Avec la collaboration du Dr Marc Timsit, chirurgien ophtalmologiste, rédacteur du site Ophtalmologie.fr

(1) Études AREDS (Age-Related Eye Disease Study).

(2) Étude NAT2 (Nutritional AMD Treatment 2) dans la DMLA.

(3) Anses, Actualisation des apports nutritionnels conseillés pour les acides gras, mai 2011.

Le condiv

Presbytie, glaucome et DMLA sont liés au vieillissement physiologique. Outre la génétique, des facteurs peuvent accélérer leur survenue ou les aggraver. Tabagisme et rayons UV augmentent la production de radicaux libres à l’origine du « stress oxydatif » des cellules. Diabète et alimentation pauvre en vitamines A, C, E et sélénium favorisent le vieillissement oculaire.

→ La presbytie est liée à la perte de souplesse du cristallin, sorte de lentille à l’arrière de l’iris, à la base du mécanisme d’accommodation qui assure une netteté des images à différentes distances.

→ Le glaucome, lié à une augmentation de la pression intraoculaire, entraîne une perte progressive du champ visuel.

→ La DMLA est liée à l’atteinte d’une zone de la rétine, la macula, qui joue un rôle essentiel dans la lecture, la vision des détails et des couleurs. La forme sèche (ou atrophique), d’évolution très lente, et la forme humide (ou exsudative), la plus sévère, peuvent causer une baisse rapide de la vision. L’exposition à la lumière forte, un régime pauvre en fruits et légumes verts, l’hypertension artérielle et l’obésité semblent favoriser sa survenue.

→ Les corps flottants ou « mouches volantes » responsables de troubles visuels avec impression de taches grises, mobiles dans le champ visuel, sont liés au vieillissement du corps vitré (qui remplit l’intérieur de l’œil). Ils sont plus fréquents chez les opérés de la cataracte ou les traumatisés oculaires.

Interview

Dr Marc Timsit, chirurgien ophtalmologiste, rédacteur du site Ophtalmologie.fr

Qu’attendre exactement de ces compléments alimentaires et à qui s’adressent-ils ?

Leur bénéfice est clairement démontré dans la DMLA en cas de forme humide, pour éviter l’atteinte du deuxième œil, et dans certaines formes sèches avec un risque élevé d’évolution vers une forme humide.
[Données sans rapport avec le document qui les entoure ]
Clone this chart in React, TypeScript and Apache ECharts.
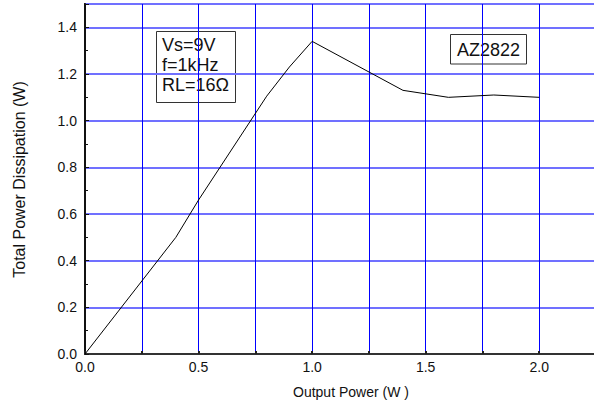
import React, { useEffect, useRef } from "react";
import * as echarts from "echarts";

// Output power (W) vs. total power dissipation (W), Vs=9V, f=1kHz, RL=16Ω
const outputPower = [0.0, 0.4, 0.5, 0.8, 0.9, 1.0, 1.4, 1.6, 1.8, 2.0];
const totalDissipation = [0.0, 0.5, 0.66, 1.105, 1.23, 1.34, 1.13, 1.1, 1.11, 1.1];

const conditionLines = ["Vs=9V", "f=1kHz", "RL=16Ω"];
const partName = "AZ2822";
const xTitle = "Output Power (W )";
const yTitle = "Total Power Dissipation (W)";

const FONT = '"Liberation Sans", Arial, sans-serif';

export default function App() {
  const ref = useRef<HTMLDivElement>(null);

  useEffect(() => {
    if (!ref.current) return;
    document.body.style.margin = "0";
    const chart = echarts.init(ref.current, undefined, { renderer: "svg" });

    const points = outputPower.map((p, i) => [p, totalDissipation[i]]);

    chart.setOption({
      animation: false,
      backgroundColor: "#ffffff",
      grid: {
        left: 85,
        right: -2,
        top: 4,
        bottom: 56,
        outerBoundsMode: "none",
        show: true,
        borderColor: "#333333",
        borderWidth: 2,
        backgroundColor: "transparent",
      },
      xAxis: {
        type: "value",
        min: 0,
        max: 2.25,
        interval: 0.25,
        axisLine: { show: true, lineStyle: { color: "#333333", width: 2 } },
        axisTick: { show: true, inside: true, length: 3, lineStyle: { color: "#222222", width: 2 } },
        splitLine: { show: true, lineStyle: { color: "#0000ff", width: 1 } },
        axisLabel: {
          margin: 6,
          color: "#111111",
          fontFamily: FONT,
          fontSize: 14,
          formatter: (v: number) =>
            Math.round(v * 100) % 50 === 0 ? v.toFixed(1) : "",
        },
      },
      yAxis: {
        type: "value",
        min: 0,
        max: 1.5,
        interval: 0.2,
        axisLine: { show: true, lineStyle: { color: "#111111", width: 2 } },
        axisTick: { show: true, inside: true, length: 4, lineStyle: { color: "#111111", width: 1 } },
        minorTick: { show: true, splitNumber: 2, length: 3, lineStyle: { color: "#111111", width: 1 } },
        splitLine: { show: true, lineStyle: { color: "#7070ff", width: 2 } },
        axisLabel: {
          margin: 8,
          color: "#111111",
          fontFamily: FONT,
          fontSize: 14,
          formatter: (v: number) =>
            Math.round(v * 100) % 20 === 0 ? v.toFixed(1) : "",
        },
      },
      series: [
        {
          type: "line",
          data: points,
          showSymbol: false,
          lineStyle: { color: "#000000", width: 1 },
          z: 5,
        },
      ],
      graphic: [
        {
          type: "text",
          left: 293,
          top: 385,
          style: {
            text: xTitle,
            font: `14px ${FONT}`,
            fill: "#111111",
          },
        },
        {
          type: "text",
          x: 11,
          y: 179.5,
          rotation: Math.PI / 2,
          style: {
            text: yTitle,
            font: `16px ${FONT}`,
            fill: "#111111",
            align: "center",
            verticalAlign: "top",
          },
        },
        {
          type: "group",
          z: 10,
          children: [
            {
              type: "rect",
              shape: { x: 156.5, y: 31.5, width: 79, height: 71 },
              style: { fill: "#ffffff", stroke: "#333333", lineWidth: 1 },
            },
            ...conditionLines.map((t, i) => ({
              type: "text",
              x: 162,
              y: 44.7 + i * 20.3,
              style: {
                text: t,
                font: `18px ${FONT}`,
                fill: "#111111",
                verticalAlign: "middle",
              },
            })),
          ],
        },
        {
          type: "group",
          z: 10,
          children: [
            {
              type: "rect",
              shape: { x: 450.5, y: 34.5, width: 76, height: 29.5 },
              style: { fill: "#ffffff", stroke: "#333333", lineWidth: 1 },
            },
            {
              type: "text",
              x: 488.5,
              y: 49.5,
              style: {
                text: partName,
                font: `18px ${FONT}`,
                fill: "#111111",
                align: "center",
                verticalAlign: "middle",
              },
            },
          ],
        },
      ],
    });

    return () => chart.dispose();
  }, []);

  return (
    <div
      ref={ref}
      style={{ position: "fixed", left: 0, top: 0, width: 594, height: 410 }}
    />
  );
}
En revanche, aucun n’a prouvé son action en prévention de la DMLA, ni dans le glaucome ou la cataracte. Reste que les personnes qui ont tendance à consommer peu d’antioxydants et d’oméga 3 ont sans doute intérêt à se supplémenter pour se préserver des effets du vieillissement oculaire en général. À noter que les oméga 3 sont également intéressants pour les personnes qui souffrent de sécheresse oculaire. Quant aux compléments alimentaires utilisés pour limiter les corps flottants, ils n’ont qu’un effet placebo… mais cela peut rassurer certains patients.